Beyond that, Kane and his colleagues found that many of those Tased showed short-term but severe declines in cognitive functioning, comparable to dementia. The effects lasted, on average, less than an hour - although a few participants didn't get fully back to normal for up to a week, Kane added.

And a Taser's effects might be worse outside of the science lab, Kane warned.

Study participants were college students, or "healthy, highly intelligent test-takers" who generally function at a higher level of cognition than suspects on the street, who might be mentally ill, high, drunk or just generally unhealthy, Kane said.

Because the things a suspect says to a detective can haunt him for life, Kane said his study should launch a discussion about public policy.

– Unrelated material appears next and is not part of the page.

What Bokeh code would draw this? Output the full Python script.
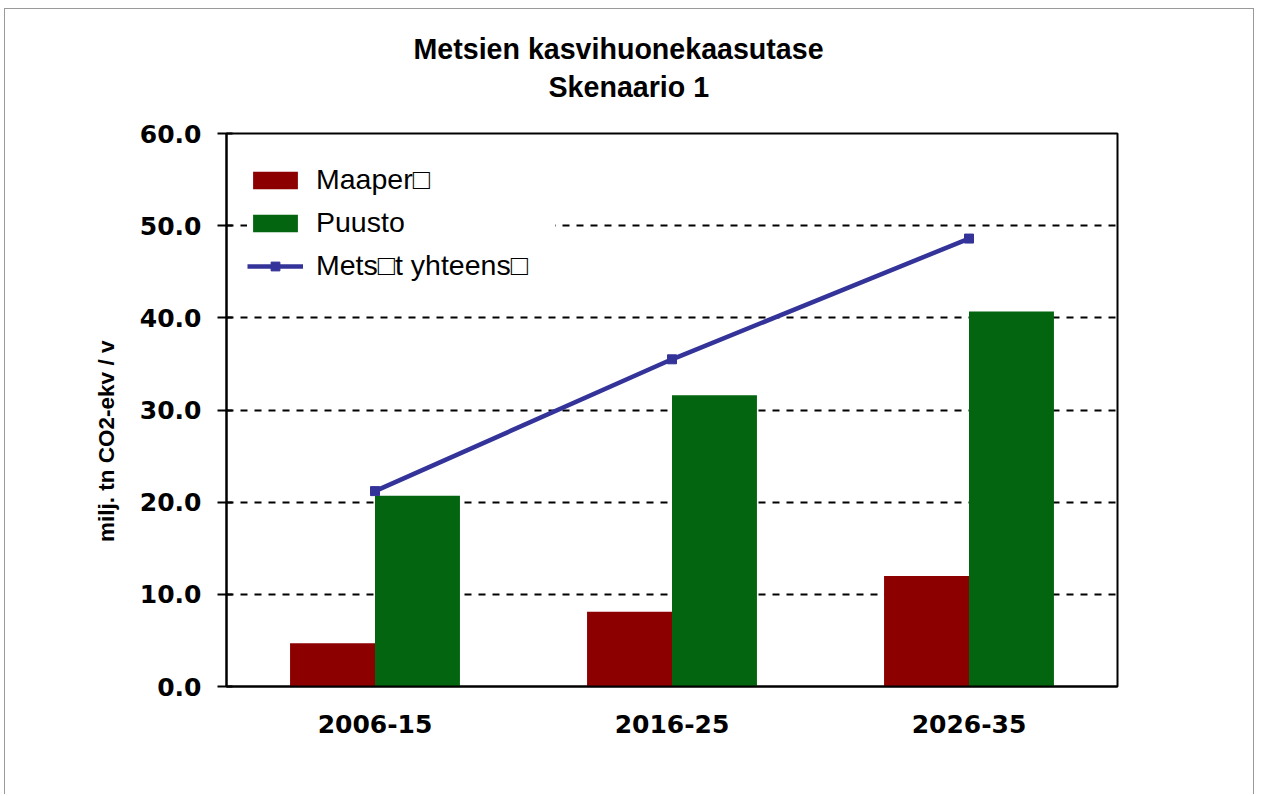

Kane's takeaway: Police should wait an hour before interrogating stun-gunned suspects, whose muddled minds could lead to false confessions or other statements they wouldn't make when they're thinking clearly.

"Here's the problem: Despite what the Supreme Court has said on numerous occasions - that they would like police to develop more investigative strategies than using suspects' statements and confessions as evidence - police still often rely on the confession as the primary evidence in cases they build," Kane said.

Kane added: "I think the Taser is a remarkable device that has probably saved a lot of lives. As an alternative to deadly force, there are few better options to deploy in the field. But if it's going to be deployed, we should better understand how its use affects our abilities to exercise our constitutional rights."